With four Olympians on the roster, the Sparks were considered the best team in the league heading into the season, even though reigning MVP Candace Parker was going to miss most of June on maternity leave.

But after a win against defending champion Detroit, the Sparks dropped their next four games - all on the road. And to make things even worse, center Lisa Leslie sprained her knee June 19 and isn’t expected to return until after the All-Star break.

“We have had to regroup,” forward Tina Thompson said. “Our offense and the things that we do are predicated on having certain players being in certain positions. … Even though there’s still a high talent level [without Parker and Leslie], the aspects and characteristics of the games are different.”

Despite their early stumbles, the Sparks haven’t lost their swagger. They have won two of their past three, including their first road win Thursday night. And with Parker back in the lineup, the Sparks feel ready to make a move toward the top of the Western Conference.

“We’re just getting into a rhythm and starting to know each other,” coach Michael Cooper said. “We’re a very good basketball team, but we’ve got a lot of new faces, and the chemistry has to come. With Candace coming back, I thought that’s why we looked a lot better in New York [on Thursday]. Her conditioning is a little down, her timing is a little off, but 50 percent of her is better than 90 percent of a lot of players in this league.”

Saturday’s game against the Mystics at Verizon Center will be Parker’s third game back since giving birth to daughter Lailaa on May 13. The Sparks have been taking it slow with Parker until she is fully acclimated to game conditions - playing her about 10 minutes less in her first two games back this year than her average from last season - but they still feel much more confident with their star in the lineup.

For Parker, just getting back on the court is a huge relief.

“I was very excited that we got our first road win [Thursday] night. We see that we actually are capable of winning on the road,” Parker joked. “But it was just a thrill to get on the court with my teammates and play. Basketball was my first love, and I’m not myself if I’m not playing basketball.”
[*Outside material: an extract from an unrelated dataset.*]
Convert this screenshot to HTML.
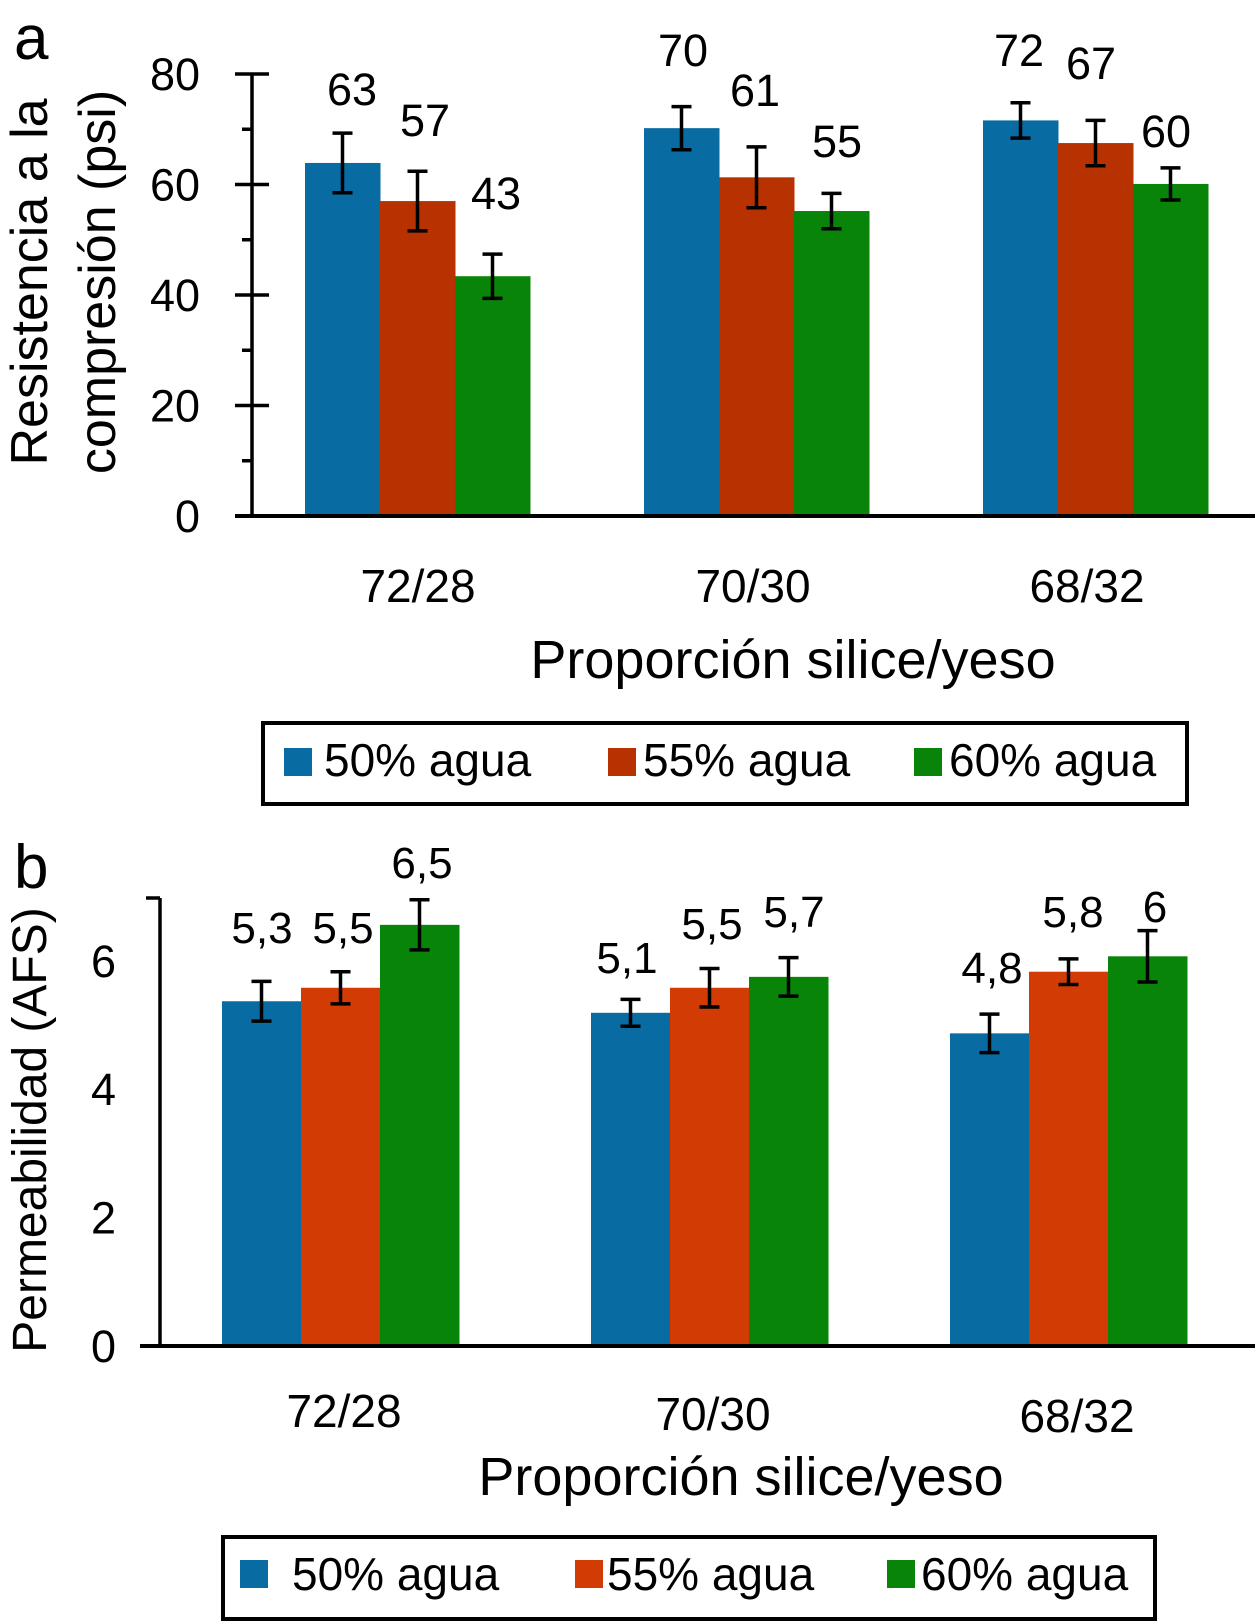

Knowing they haven’t been at full strength at any point this season, the Sparks have remained even-keeled about their 4-6 record. Cooper credited a lot of that to veterans Thompson and DeLisha Milton-Jones, who have picked up the slack both on the court and in the locker room in Leslie’s absence.

The key for Los Angeles has been never losing the confidence that when healthy, it is still an elite team in the league.

“Even though we’ve had some tough moments, we haven’t gotten down and felt sorry for ourselves,” Thompson said. “None of us like losing, so there’s a certain ‘we need to get this thing going’ attitude. Coming to practice each day, we’re shaking it off and working towards getting better. We feel that it’s coming and it’s right there, and we’re gonna keep on weathering the storm and when we’re at full strength, we’ll definitely be a force to be reckoned with.”

It is reassuring for Cooper that the Sparks are only a half-game out of the Western Conference playoff picture. With the right amount of damage control until the All-Star break, he is confident a huge second half is on the horizon.

“All we have to do is keep this thing close and stay on top of our game,” Cooper said. “And then in August and September, things will be turned around the other way.”